The November 7th Issue of The American
Such a week! The three breakaway republics of Ellsworth, Lamoine and Hancock made it official Tuesday: they voted overwhelmingly to withdraw from Regional School Unit 24 (RSU 24). Now the question is ... what happens next? Let us fill you in. Page 1
This is our Veterans Day edition and within you will find our five-page salute to veterans past and present. We’ve also got a couple of poignant stories on Page 1 about realities — harsh or bureaucratic — for those who have served their country with distinction.
Maintaining the ballot box theme, we’ve got the skinny on the five multimillion-dollar bond issues. They all passed and the Maine Maritime Academy in Castine, for one, is happy. Front Page.

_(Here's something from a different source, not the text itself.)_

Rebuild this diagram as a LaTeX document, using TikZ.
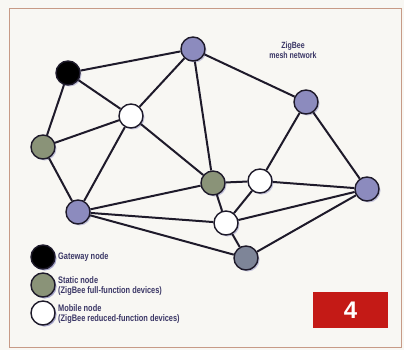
\documentclass[tikz,border=0pt]{standalone}
\usepackage{fontspec}
\setsansfont{Liberation Sans}
\newfontfamily\narrowfont[FakeStretch=0.78]{Liberation Sans}
\usetikzlibrary{shadows}
\definecolor{Paper}{HTML}{F8F7F3}
\definecolor{Frame}{HTML}{C79A86}
\definecolor{Lilac}{HTML}{8C8BBE}
\definecolor{Sage}{HTML}{8A9378}
\definecolor{Slate}{HTML}{7E8598}
\definecolor{Ink}{HTML}{1E1A2A}
\definecolor{LabelInk}{HTML}{3B3766}
\definecolor{BoxRed}{HTML}{C41A16}

\begin{document}
\begin{tikzpicture}[
  x=1pt,y=-1pt,
  every node/.style={font=\narrowfont\bfseries\fontsize{9.5}{10.5}\selectfont,text=LabelInk},
  dev/.style={circle,draw=Ink,line width=1.4pt,minimum size=24pt,inner sep=0pt,
    drop shadow={shadow xshift=1.5pt,shadow yshift=-1.5pt,fill=Lilac,opacity=0.5}},
  gateway/.style={dev,fill=black},
  static/.style={dev,fill=Sage},
  router/.style={dev,fill=Lilac},
  coord/.style={dev,fill=Slate},
  mobile/.style={dev,fill=white},
  legend/.style={dev,minimum size=26pt},
  link/.style={line width=2pt,color=Ink},
  caption/.style={anchor=west,align=left,inner sep=0pt}
]
\useasboundingbox (0,0) rectangle (404,350);
\fill[Paper] (0,0) rectangle (404,350);
\draw[Frame,line width=0.8pt] (9,8) rectangle (401,347);

% network nodes
\node[gateway] (gw) at (68,73) {};
\node[router] (hubN) at (193,49) {};
\node[router] (hubNE) at (306,102) {};
\node[mobile] (mobA) at (131,116) {};
\node[static] (statW) at (43,147) {};
\node[static] (statC) at (213,183) {};
\node[mobile] (mobB) at (260,181) {};
\node[router] (hubE) at (367,189) {};
\node[router] (hubSW) at (78,212) {};
\node[mobile] (mobC) at (226,223) {};
\node[coord] (hubS) at (246,258) {};

% links
\draw[link] (gw) -- (hubN);
\draw[link] (gw) -- (statW);
\draw[link] (gw) -- (mobA);
\draw[link] (hubN) -- (mobA);
\draw[link] (hubN) -- (statC);
\draw[link] (hubN) -- (hubNE);
\draw[link] (mobA) -- (statW);
\draw[link] (mobA) -- (hubSW);
\draw[link] (mobA) -- (statC);
\draw[link] (statW) -- (hubSW);
\draw[link] (hubNE) -- (mobB);
\draw[link] (hubNE) -- (hubE);
\draw[link] (statC) -- (mobB);
\draw[link] (statC) -- (hubSW);
\draw[link] (statC) -- (mobC);
\draw[link] (mobB) -- (hubE);
\draw[link] (mobB) -- (mobC);
\draw[link] (hubSW) -- (mobC);
\draw[link] (hubSW) -- (hubS);
\draw[link] (mobC) -- (hubE);
\draw[link] (mobC) -- (hubS);
\draw[link] (hubS) -- (hubE);

\node[align=center,font=\narrowfont\bfseries\fontsize{9}{10}\selectfont] (title) at (293,50) {ZigBee\\mesh network};

% legend
\node[legend,gateway] (keyGw) at (43,257) {};
\node[legend,static] (keyStat) at (43,285) {};
\node[legend,mobile] (keyMob) at (43,313) {};
\node[caption] (txtGw) at (58,257) {Gateway node};
\node[caption] (txtStat) at (58,286) {Static node\\(ZigBee full-function devices)};
\node[caption] (txtMob) at (58,314) {Mobile node\\(ZigBee reduced-function devices)};

% figure number
\node[fill=BoxRed,minimum width=75pt,minimum height=36pt,inner sep=0pt,
  text=white,font=\sffamily\bfseries\fontsize{24}{24}\selectfont] (fig) at (350.5,310) {4};
\end{tikzpicture}
\end{document}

So is that guy at the bar singing “Oh My Darling” plastered or just sentimental? How’s a bartender to tell? Turns out you can take a class in sobriety detection. We took it and we’re here to share our notes. Page 1.
Speaking of drinks, bourbon and water just got more expensive in Stonington. Not the bourbon ... the water! Water rates are going up 41 percent. Want to know why? Read on.
And we are proud to announce that our award-winning Health Quarterly magazine section is included in this week’s paper. It is, once again, brilliant, accessible and helpful ... much like the people who answer the phones here.
It’s all in The American ... The Ellsworth American ... serving the community since 1851, the year Mary Shelley died. Born in 1797, her parents were famous for their radical ways. Her father, William Godwin, was an atheist and anarchist. Her mother, Mary Wollstonecraft, may well have been the first active feminist. Mary was surrounded by writers and poets, which explains how she met Percy Bysshe Shelley in 1814. They married in 1816, after Percy's first wife committed suicide. Mary Shelley's first and most important work was “Frankenstein,” which she wrote when she was 19.